Parents with children in secondary school have given government’s efforts in resolving the crisis a thumbs up with 60.7 per cent of those polled responding in the affirmative. Up to 63.1 per cent of those without children in any of the education levels also agreed, as did 59.8 per cent of parents with children in primary school. The percentage of respondents with children in nursery, primary, secondary and university level who thought the Government was doing enough to address the crisis stood at 53.1 per cent.
The Ministry of Education, according to the survey, may have to consult wider on certain matters, with 55.9 per cent of those polled saying they were opposed to the new term structure that lengthens the second term and bans visiting day and mid-term break in third term.

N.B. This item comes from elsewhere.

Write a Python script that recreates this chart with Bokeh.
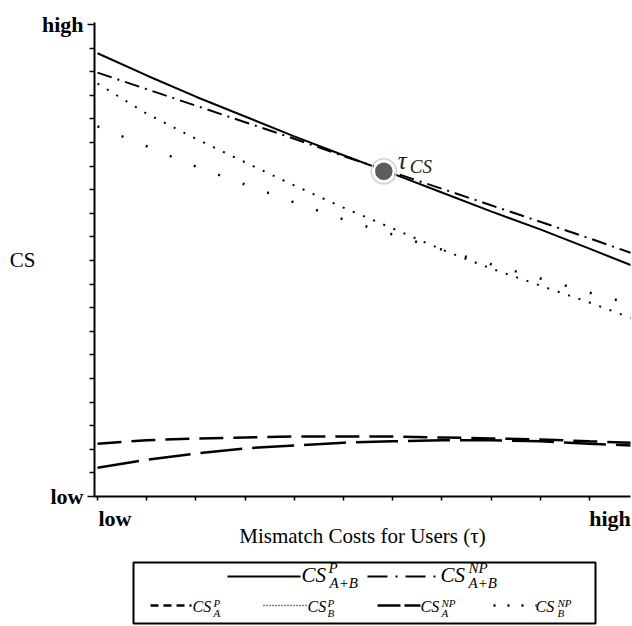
from bokeh.plotting import figure
from bokeh.models import Range1d, FixedTicker, LinearAxis
from bokeh.layouts import column
from bokeh.core.properties import value
from bokeh.embed import file_html
from bokeh.resources import INLINE

# ---------------- data (relative units: 0 = low, 1 = high) ----------------
tau = [0.0, 0.1, 0.2, 0.3, 0.4, 0.5, 0.6, 0.7, 0.8, 0.9, 1.0, 1.085]
cs_ab_p = [0.939, 0.892, 0.847, 0.805, 0.763, 0.723, 0.684, 0.644, 0.604, 0.566, 0.525, 0.490]
cs_ab_np = [0.898, 0.863, 0.828, 0.793, 0.758, 0.721, 0.687, 0.652, 0.617, 0.582, 0.547, 0.516]
cs_a_p = [0.112, 0.119, 0.123, 0.125, 0.127, 0.127, 0.127, 0.125, 0.123, 0.121, 0.117, 0.114]
cs_b_p = [0.875, 0.811, 0.758, 0.708, 0.659, 0.612, 0.568, 0.523, 0.483, 0.447, 0.411, 0.378]
cs_a_np = [0.061, 0.078, 0.091, 0.102, 0.108, 0.114, 0.117, 0.119, 0.119, 0.117, 0.112, 0.108]
cs_b_np = [0.784, 0.742, 0.699, 0.661, 0.623, 0.587, 0.555, 0.523, 0.492, 0.462, 0.432, 0.408]

tau_cs = [0.582]
cs_at_tau_cs = [0.689]

x_tick_marks = [0.0, 0.1, 0.2, 0.3, 0.4, 0.5, 0.6, 0.7, 0.8, 0.9, 1.0]
x_label_ticks = [0.0356, 1.0418]
x_tick_labels = {0.0356: "low", 1.0418: "high"}
y_label_ticks = [0.0, 1.0]
y_tick_labels = {0.0: "low", 1.0: "high"}
y_tick_marks = [0.05, 0.1, 0.15, 0.2, 0.25, 0.3, 0.35, 0.4, 0.45, 0.5, 0.55, 0.6, 0.65,
                0.7, 0.75, 0.8, 0.85, 0.9, 0.95]
x_title = "Mismatch Costs for Users (\u03c4)"
y_title = "CS"

SERIF = "Liberation Serif"

# ---------------- main plot ----------------
p = figure(width=632, height=556,
           x_range=Range1d(-0.0061, 1.0835), y_range=Range1d(0, 1.0042),
           output_backend="svg", toolbar_location=None,
           min_border_left=94, min_border_right=2, min_border_top=22, min_border_bottom=60)
p.outline_line_color = None
p.xgrid.visible = False
p.ygrid.visible = False

ya = p.left[0]
ya.ticker = FixedTicker(ticks=y_label_ticks, minor_ticks=y_tick_marks)
ya.major_label_overrides = y_tick_labels
ya.major_label_text_font = SERIF
ya.major_label_text_font_style = "bold"
ya.major_label_text_font_size = "22px"
ya.major_label_text_color = "black"
ya.major_label_standoff = 4
ya.major_tick_in = 0
ya.major_tick_out = 7
ya.minor_tick_in = 0
ya.minor_tick_out = 5
ya.axis_line_width = 2
ya.axis_line_color = "black"
ya.major_tick_line_width = 1.5
ya.minor_tick_line_width = 1.5
ya.major_tick_line_color = "black"
ya.minor_tick_line_color = "black"

cs_axis = LinearAxis(ticker=FixedTicker(ticks=[0.5], minor_ticks=[]),
                     major_label_overrides={0.5: y_title},
                     axis_line_color=None, major_tick_line_color=None,
                     minor_tick_line_color=None,
                     major_tick_in=0, major_tick_out=0, minor_tick_in=0, minor_tick_out=0,
                     major_label_standoff=3,
                     major_label_text_font=SERIF,
                     major_label_text_font_size="21px",
                     major_label_text_color="black")
p.add_layout(cs_axis, "left")

xa = p.below[0]
xa.ticker = FixedTicker(ticks=x_label_ticks, minor_ticks=x_tick_marks)
xa.major_label_overrides = x_tick_labels
xa.major_tick_line_color = None
xa.major_tick_in = 0
xa.major_tick_out = 0
xa.minor_tick_in = 0
xa.minor_tick_out = 4
xa.minor_tick_line_width = 1.5
xa.minor_tick_line_color = "black"
xa.axis_line_width = 2
xa.axis_line_color = "black"
xa.major_label_standoff = 5
xa.major_label_text_font = SERIF
xa.major_label_text_font_style = "bold"
xa.major_label_text_font_size = "22px"
xa.major_label_text_color = "black"
xa.axis_label = x_title
xa.axis_label_standoff = -10
xa.axis_label_text_font = SERIF
xa.axis_label_text_font_style = "normal"
xa.axis_label_text_font_size = "21px"
xa.axis_label_text_color = "black"

p.line(tau, cs_a_np, line_color="black", line_width=2.5, line_dash="42 10")
p.line(tau, cs_a_p, line_color="black", line_width=2.5, line_dash="24 10")
p.line(tau, cs_b_np, line_color="black", line_width=2.5, line_dash="2 24")
p.line(tau, cs_b_p, line_color="black", line_width=2, line_dash="2 9")
p.line(tau, cs_ab_np, line_color="black", line_width=2, line_dash="15 6 2 6")
p.line(tau, cs_ab_p, line_color="black", line_width=2)

p.scatter(tau_cs, cs_at_tau_cs, size=25, fill_color=None, line_color="#d0d0d0", line_width=1.5)
p.scatter(tau_cs, cs_at_tau_cs, size=20, fill_color="#5c5c5c", line_color="white", line_width=2.5)
p.text(tau_cs, cs_at_tau_cs, text=["\u03c4"], x_offset=14, y_offset=-11,
       text_font=value(SERIF), text_font_style="italic", text_font_size="25px",
       text_align="left", text_baseline="alphabetic", text_color="#222222")
p.text(tau_cs, cs_at_tau_cs, text=["CS"], x_offset=26, y_offset=-5,
       text_font=value(SERIF), text_font_style="italic", text_font_size="19px",
       text_align="left", text_baseline="alphabetic", text_color="#222222")

# ---------------- legend panel (its own pixel-like coordinate space) ----------------
lg = figure(width=632, height=70, x_range=Range1d(94, 630), y_range=Range1d(626, 556),
            x_axis_location=None, y_axis_location=None,
            output_backend="svg", toolbar_location=None,
            min_border_left=94, min_border_right=2, min_border_top=0, min_border_bottom=0)
lg.outline_line_color = None
lg.grid.visible = False

lg.quad(left=[133], right=[595], top=[562], bottom=[623],
        fill_color=None, line_color="black", line_width=2)

# (x start, x end, y, dash, width)
legend_samples = [
    (227, 300, 576, "solid", 2),
    (367, 438, 576, "20 8 2 8", 2),
    (150, 191, 605, "8 5", 2.5),
    (263, 306, 605, "1 2", 1.5),
    (377, 420, 605, "23 4", 2.5),
    (493, 536, 605, "2 12", 2.5),
]
for x0, x1, yy, dash, w in legend_samples:
    lg.line([x0, x1], [yy, yy], line_color="black", line_width=w, line_dash=dash)

# (x, y, text, size)
legend_texts = [
    (301, 574.5, "CS", "21px"), (328, 567, "P", "15px"), (329, 582.5, "A+B", "15px"),
    (440, 574.5, "CS", "21px"), (468, 567, "NP", "15px"), (468, 582.5, "A+B", "15px"),
    (192, 606, "CS", "16px"), (213, 602.5, "P", "11px"), (213, 612, "A", "11px"),
    (307, 606, "CS", "16px"), (327, 602.5, "P", "11px"), (327, 612, "B", "11px"),
    (420, 606, "CS", "16px"), (441, 602.5, "NP", "11px"), (441, 612, "A", "11px"),
    (535, 606, "CS", "16px"), (557, 602.5, "NP", "11px"), (557, 612, "B", "11px"),
]
for tx, ty, tt, ts in legend_texts:
    lg.text([tx], [ty], text=[tt], text_font=value(SERIF), text_font_style="italic",
            text_font_size=ts, text_align="left", text_baseline="middle",
            text_color="black")

layout = column(p, lg, spacing=0)
open("out.html", "w").write(file_html(layout, INLINE))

Regionally, opposition to the new structure scored highly in Eastern (67.6 per cent), Nyanza (66.4 per cent), North Eastern (60 per cent) and Coast (59.9 per cent). Support for the newly implemented structure was also highly favoured by parents with children in secondary school (52.3 per cent), followed by those who have children in all the four levels of schooling (49 per cent). About 48 per cent of those that do not have children in any of the education levels also supported the new structure which attracted little approval among those with children in nursery school (22.2 per cent). The strongest proponents of the new school term structure are aged between 50 and 55 (48.4 per cent), followed by those aged 60 and above (47.2 per cent) and those aged between 40 and 44 (45.9 per cent). National Assembly Majority Leader Aden Dualle has assured Dr Matiangí of Parliament’s support in his quest to fix problems in the education sector.